The application of swarm principles to robots is called swarm robotics while swarm intelligence refers to the more general set of algorithms. Swarm prediction has been used in the context of forecasting problems. Similar approaches to those proposed for swarm robotics are considered for genetically modified organisms in synthetic collective intelligence.[4]

  1. ^ Beni, G.; Wang, J. (1993). "Swarm Intelligence in Cellular Robotic Systems". Proceed. NATO Advanced Workshop on Robots and Biological Systems, Tuscany, Italy, June 26–30 (1989). Berlin, Heidelberg: Springer. pp. 703–712. doi:10.1007/978-3-642-58069-7_38. ISBN 978-3-642-63461-1.

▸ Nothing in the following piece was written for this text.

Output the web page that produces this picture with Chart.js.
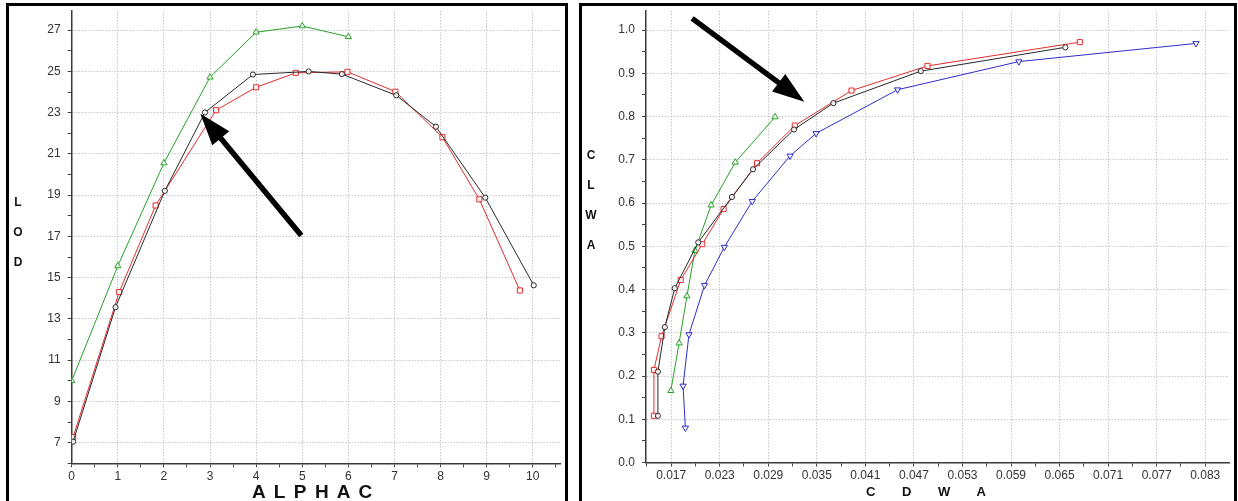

  2. ^ Hu, J.; Turgut, A.; Krajnik, T.; Lennox, B.; Arvin, F., "Occlusion-Based Coordination Protocol Design for Autonomous Robotic Shepherding Tasks" IEEE Transactions on Cognitive and Developmental Systems, 2020.
  3. ^ Hu, J.; Bhowmick, P.; Jang, I.; Arvin, F.; Lanzon, A., "A Decentralized Cluster Formation Containment Framework for Multirobot Systems" IEEE Transactions on Robotics, 2021.
  4. ^ Solé R, Rodriguez-Amor D, Duran-Nebreda S, Conde-Pueyo N, Carbonell-Ballestero M, Montañez R (October 2016). "Synthetic Collective Intelligence". BioSystems. 148: 47–61. doi:10.1016/j.biosystems.2016.01.002. PMID 26868302.